Make an exact transcription of the material, leaving out all images.

— START —

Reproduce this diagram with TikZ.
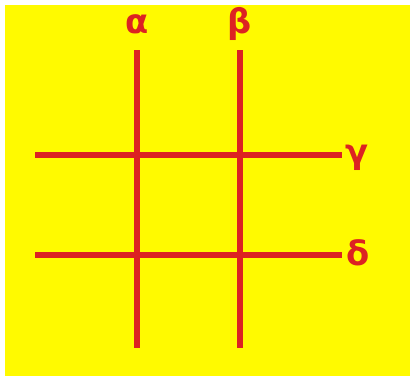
\documentclass[tikz,border=0pt]{standalone}
\usepackage{fontspec}
\newfontfamily\greekfont{DejaVu Sans}
\usetikzlibrary{positioning}
\definecolor{bgyellow}{RGB}{255,250,0}
\definecolor{gridred}{RGB}{220,34,34}
\begin{document}
\begin{tikzpicture}[
			x=0.25mm,
			y=-0.25mm,
			gridline/.style={
				draw=gridred,
				line width=1.3mm
			},
			letter/.style={
				text=gridred,
				inner sep=0pt,
				font=\greekfont\bfseries\fontsize{24}{30}\selectfont
			}
			]
			
			%%%%%%%%%%%%%%%%%%%%%%%%%%%%%%%%%%%%%%%%%%%%%%%%%%%%%%
			% Background
			%%%%%%%%%%%%%%%%%%%%%%%%%%%%%%%%%%%%%%%%%%%%%%%%%%%%%%
			
			\useasboundingbox (0,0) rectangle (410,376);
			\fill[bgyellow] (5,5) rectangle (410,376);
			
			%%%%%%%%%%%%%%%%%%%%%%%%%%%%%%%%%%%%%%%%%%%%%%%%%%%%%%
			% End points
			%%%%%%%%%%%%%%%%%%%%%%%%%%%%%%%%%%%%%%%%%%%%%%%%%%%%%%
			
			\coordinate (atop) at (137,50);
			\coordinate (abot) at (137,348);
			\coordinate (btop) at (240,50);
			\coordinate (bbot) at (240,348);
			\coordinate (gleft) at (35,155);
			\coordinate (gright) at (342,155);
			\coordinate (dleft) at (35,255);
			\coordinate (dright) at (342,255);
			
			%%%%%%%%%%%%%%%%%%%%%%%%%%%%%%%%%%%%%%%%%%%%%%%%%%%%%%
			% Labels
			%%%%%%%%%%%%%%%%%%%%%%%%%%%%%%%%%%%%%%%%%%%%%%%%%%%%%%
			
			\node[letter] (alpha) at (137,24) {α};
			\node[letter] (beta) at (240,24) {β};
			\node[letter] (gamma) at (357,158) {γ};
			\node[letter] (delta) at (358,253) {δ};
			
			%%%%%%%%%%%%%%%%%%%%%%%%%%%%%%%%%%%%%%%%%%%%%%%%%%%%%%
			% Grid lines
			%%%%%%%%%%%%%%%%%%%%%%%%%%%%%%%%%%%%%%%%%%%%%%%%%%%%%%
			
			\draw[gridline]
			(atop) -- (abot);
			
			\draw[gridline]
			(btop) -- (bbot);
			
			\draw[gridline]
			(gleft) -- (gright);
			
			\draw[gridline]
			(dleft) -- (dright);
			
			%%%%%%%%%%%%%%%%%%%%%%%%%%%%%%%%%%%%%%%%%%%%%%%%%%%%%%
			
		\end{tikzpicture}
\end{document}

— END —

## Reply
Reproduce this diagram with TikZ.
\documentclass[tikz,border=0pt]{standalone}
\usepackage{fontspec}
\newfontfamily\greekfont{DejaVu Sans}
\usetikzlibrary{positioning}
\definecolor{bgyellow}{RGB}{255,250,0}
\definecolor{gridred}{RGB}{220,34,34}
\begin{document}
\begin{tikzpicture}[
			x=0.25mm,
			y=-0.25mm,
			gridline/.style={
				draw=gridred,
				line width=1.3mm
			},
			letter/.style={
				text=gridred,
				inner sep=0pt,
				font=\greekfont\bfseries\fontsize{24}{30}\selectfont
			}
			]
			
			%%%%%%%%%%%%%%%%%%%%%%%%%%%%%%%%%%%%%%%%%%%%%%%%%%%%%%
			% Background
			%%%%%%%%%%%%%%%%%%%%%%%%%%%%%%%%%%%%%%%%%%%%%%%%%%%%%%
			
			\useasboundingbox (0,0) rectangle (410,376);
			\fill[bgyellow] (5,5) rectangle (410,376);
			
			%%%%%%%%%%%%%%%%%%%%%%%%%%%%%%%%%%%%%%%%%%%%%%%%%%%%%%
			% End points
			%%%%%%%%%%%%%%%%%%%%%%%%%%%%%%%%%%%%%%%%%%%%%%%%%%%%%%
			
			\coordinate (atop) at (137,50);
			\coordinate (abot) at (137,348);
			\coordinate (btop) at (240,50);
			\coordinate (bbot) at (240,348);
			\coordinate (gleft) at (35,155);
			\coordinate (gright) at (342,155);
			\coordinate (dleft) at (35,255);
			\coordinate (dright) at (342,255);
			
			%%%%%%%%%%%%%%%%%%%%%%%%%%%%%%%%%%%%%%%%%%%%%%%%%%%%%%
			% Labels
			%%%%%%%%%%%%%%%%%%%%%%%%%%%%%%%%%%%%%%%%%%%%%%%%%%%%%%
			
			\node[letter] (alpha) at (137,24) {α};
			\node[letter] (beta) at (240,24) {β};
			\node[letter] (gamma) at (357,158) {γ};
			\node[letter] (delta) at (358,253) {δ};
			
			%%%%%%%%%%%%%%%%%%%%%%%%%%%%%%%%%%%%%%%%%%%%%%%%%%%%%%
			% Grid lines
			%%%%%%%%%%%%%%%%%%%%%%%%%%%%%%%%%%%%%%%%%%%%%%%%%%%%%%
			
			\draw[gridline]
			(atop) -- (abot);
			
			\draw[gridline]
			(btop) -- (bbot);
			
			\draw[gridline]
			(gleft) -- (gright);
			
			\draw[gridline]
			(dleft) -- (dright);
			
			%%%%%%%%%%%%%%%%%%%%%%%%%%%%%%%%%%%%%%%%%%%%%%%%%%%%%%
			
		\end{tikzpicture}
\end{document}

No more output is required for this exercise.